I forgot to mention the fourth reason for different results from different compilers: 4. Fortran has many processor-dependent features.

A trivial counterexample is given here: Result for x*1/sqrt(x) . Eliminating the division is both faster and more accurate.

I also think this is useful to check if the matrix is built using some thermodynamic quantities very different in size…

I also wonder if some check options might be able to detect possible “hidden” issues? In the case of gfortran, options like

-fcheck=all -ffpe-trap=invalid,zero,overflow,
-finit-real=snan -finit-integer=-999 -finit-derived
-fbacktrace -g

may be useful for checking purpose. RE the difference between -O0 and -O1, I guess floating-point comparison like if (a == b) ... (where a and b are real) might cause some problem (if they are used in some library codes etc).

RE different compilers on Mac, we can use flang via Homebrew like

$ brew info flang
$ brew install flang

which might be useful for comparison.

… but this seems illogical to me. Claude wrote some explanation about -O0 is for safe logics and -O1 for safe arithmetic, which I did not understand.
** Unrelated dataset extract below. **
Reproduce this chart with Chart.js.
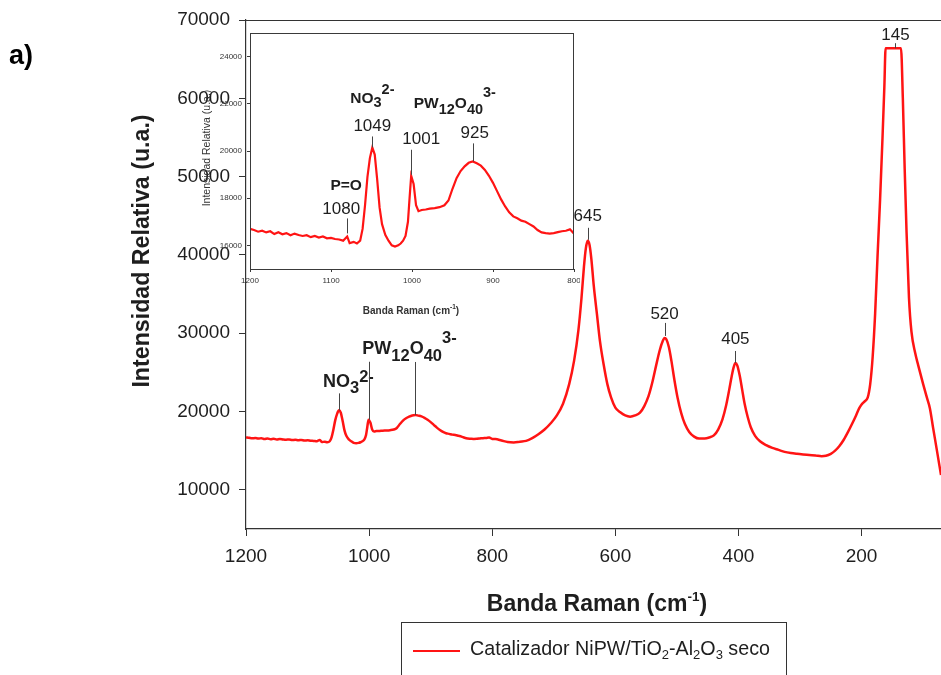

I think it is Claude that doesn’t understand (stochastic parrot). However, as others noted, if the numerics are sketchy (poor condition number, large singular values, etc.), just perturbing the operations (order, mathematically equivalent, but not machine equivalent calculations) can “improve” things (given a contemporary Apple Silicon system, I doubt register vs. memory is the issue … with the 80-bit Intel and Motorola fp units of yesteryear, that was a common problem).

If the computation is ultimately solving a system of equations, you might look at alternative formulations (e.g. not inverting a matrix ;>).

Certainly there are many situations like this where speed is traded for accuracy, but there are also many other types of optimizations where this is not the case. For example, changing algorithms allows for the possibility of improving both speed and accuracy. However, changing -O0 to -O1 typically does not change algorithms, but rather uses memory bandwidth more efficiently or uses different hardware (vector instructions instead of scalar, or gpu instead of vector) to implement the same algorithm. These changes sometimes affect accuracy, maybe different rounding modes come into play, but sometimes they occur with no change in accuracy.

You could check the determinant of the 3x3 matrix, to check for singularity.
It could just be a badly conditioned edge case problem.